The Cybersecurity and Infrastructure Security Agency (CISA) has announced the kickoff of Critical Infrastructure Security and Resilience Month and the White House issued a Presidential Proclamation to commemorate November as Critical Infrastructure Security and Resilience Month and called on Americans to recognize the importance of this month to enhance our collective national security and resilience.

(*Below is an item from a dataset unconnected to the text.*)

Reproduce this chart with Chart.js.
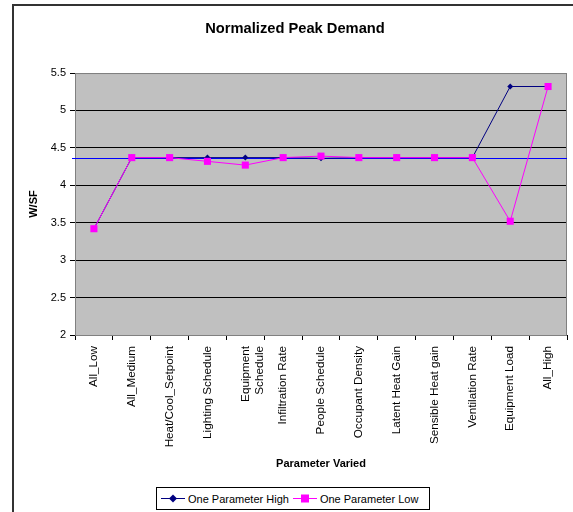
<!DOCTYPE html>
<html>
<head>
<meta charset="utf-8">
<script src="https://cdn.jsdelivr.net/npm/chart.js@4"></script>
<style>
    body { margin: 0; background: #fff; font-family: "Liberation Sans", Arial, sans-serif; }
    #wrap { position: relative; width: 573px; height: 512px; overflow: hidden; }
    #frame { position: absolute; left: 12px; top: 4px; width: 700px; height: 700px; border-left: 2px solid #333; border-top: 2px solid #333; }
    #chart { position: absolute; left: 0; top: 0; }
    #legend { position: absolute; left: 156px; top: 487px; width: 272px; height: 21px; border: 1px solid #000; background: #fff;
        font-size: 11px; display: flex; align-items: center; white-space: nowrap; }
    #legend .item { display: flex; align-items: center; margin-left: 4px; }
    #legend svg { margin-right: 3px; }
</style>
</head>
<body>
<div id="wrap">
    <div id="frame"></div>
    <canvas id="chart" width="573" height="512"></canvas>
    <div id="legend"></div>
</div>
<script>
const categories = ['All_Low', 'All_Medium', 'Heat/Cool_Setpoint', 'Lighting Schedule', ['Equipment', 'Schedule'],
    'Infiltration Rate', 'People Schedule', 'Occupant Density', 'Latent Heat Gain', 'Sensible Heat gain',
    'Ventilation Rate', 'Equipment Load', 'All_High'];
const highValues = [3.42, 4.37, 4.37, 4.37, 4.37, 4.37, 4.36, 4.37, 4.37, 4.37, 4.37, 5.32, 5.32];
const lowValues = [3.42, 4.37, 4.37, 4.32, 4.27, 4.37, 4.39, 4.37, 4.37, 4.37, 4.37, 3.52, 5.32];
const baselineValue = 4.36;
const yTicks = [2, 2.5, 3, 3.5, 4, 4.5, 5, 5.5];

const fontFamily = '"Liberation Sans", Arial, sans-serif';
const highColor = '#000080';
const lowColor = '#ff00ff';

// grey plot area, border and the blue reference line
const plotPlugin = {
    id: 'plotArea',
    beforeDraw(chart) {
        const { ctx, chartArea: a } = chart;
        ctx.save();
        ctx.fillStyle = '#c0c0c0';
        ctx.fillRect(a.left, a.top, a.right - a.left, a.bottom - a.top);
        ctx.restore();
    },
    beforeDatasetsDraw(chart) {
        const { ctx, chartArea: a, scales } = chart;
        ctx.save();
        ctx.strokeStyle = '#808080';
        ctx.lineWidth = 1;
        ctx.strokeRect(a.left + 0.5, a.top + 0.5, a.right - a.left - 1, a.bottom - a.top);
        const y = Math.round(scales.y.getPixelForValue(baselineValue)) + 0.5;
        ctx.strokeStyle = '#0000ff';
        ctx.beginPath();
        ctx.moveTo(a.left - 3, y);
        ctx.lineTo(a.right, y);
        ctx.stroke();
        ctx.restore();
    }
};

new Chart(document.getElementById('chart').getContext('2d'), {
    type: 'line',
    data: {
        labels: categories,
        datasets: [
            {
                label: 'One Parameter High', data: highValues, order: 1,
                borderColor: highColor, backgroundColor: highColor, borderWidth: 1,
                pointStyle: 'rectRot', pointRadius: 3, pointBorderWidth: 0, tension: 0
            },
            {
                label: 'One Parameter Low', data: lowValues, order: 0,
                borderColor: lowColor, backgroundColor: lowColor, borderWidth: 1,
                pointStyle: 'rect', pointRadius: 5, pointBorderWidth: 0, tension: 0
            }
        ]
    },
    options: {
        responsive: false,
        animation: false,
        layout: { padding: { left: 23, right: 6, top: 0, bottom: 41 } },
        plugins: {
            legend: { display: false },
            tooltip: { enabled: false },
            title: {
                display: true,
                text: 'Normalized Peak Demand',
                color: '#000',
                font: { family: fontFamily, size: 14.7, weight: 'bold' },
                padding: { top: 20, bottom: 35.4 }
            }
        },
        scales: {
            x: {
                type: 'category',
                offset: true,
                grid: { drawOnChartArea: false, offset: true, tickLength: 5, tickColor: '#000' },
                border: { color: '#000' },
                ticks: { color: '#000', font: { family: fontFamily, size: 11.7 }, minRotation: 90, maxRotation: 90, padding: 6, autoSkip: false },
                title: { display: true, text: 'Parameter Varied', color: '#000', font: { family: fontFamily, size: 11, weight: 'bold' }, padding: { top: 0, bottom: 0 } },
                afterFit(scale) { scale.height = 136; }
            },
            y: {
                min: 2,
                max: 5.5,
                afterBuildTicks(scale) { scale.ticks = yTicks.map(v => ({ value: v })); },
                grid: {
                    color: ctx => (ctx.tick && ctx.tick.value === 5.5 ? '#808080' : '#000'),
                    tickLength: 5, tickColor: '#000'
                },
                border: { color: '#808080' },
                ticks: { color: '#000', font: { family: fontFamily, size: 11 }, padding: 4, callback: v => String(v) },
                title: { display: true, text: 'W/SF', color: '#000', font: { family: fontFamily, size: 11, weight: 'bold' }, padding: { top: 4.5, bottom: 0 } },
                afterFit(scale) { scale.width = 52; }
            }
        }
    },
    plugins: [plotPlugin]
});

// legend drawn as html, line with marker like the original
function legendItem(label, color, marker) {
    const shape = marker === 'diamond'
        ? `<polygon points="12,0.5 16,4.5 12,8.5 8,4.5" fill="${color}"/>`
        : `<rect x="8" y="0.5" width="8" height="8" fill="${color}"/>`;
    return `<div class="item"><svg width="24" height="9"><line x1="0" y1="4.5" x2="24" y2="4.5" stroke="${color}" stroke-width="1"/>${shape}</svg><span>${label}</span></div>`;
}
document.getElementById('legend').innerHTML =
    legendItem('One Parameter High', highColor, 'diamond') + legendItem('One Parameter Low', lowColor, 'square');
</script>
</body>
</html>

This November, CISA is asking to Resolve to be Resilient by preparing and investing in resilience today, so the nation can recover quickly in the event of an incident tomorrow. CISA is highlighting practices critical infrastructure organizations can implement to recover rapidly in the aftermath of any significant disruption:
- Assess your risk. Organizations should identify their most critical functions and assets, define dependencies that enable the continuity of these functions, and consider the full range of threats that could undermine functional continuity.
- Make a plan and exercise it. Organizations should perform dedicated resilience planning, determine the maximum downtime acceptable for customers, develop recovery plans to regain functional capabilities within the maximum downtime and test those plans under real-life conditions to ensure the ability to operate through disruption.
- Continuously improve and adapt. Organizations should be prepared to regularly adapt to changing conditions and threats. This starts with fostering a culture of continuous improvement, based on lessons learned from exercises and real-world incidents and evolving cross-sector risks.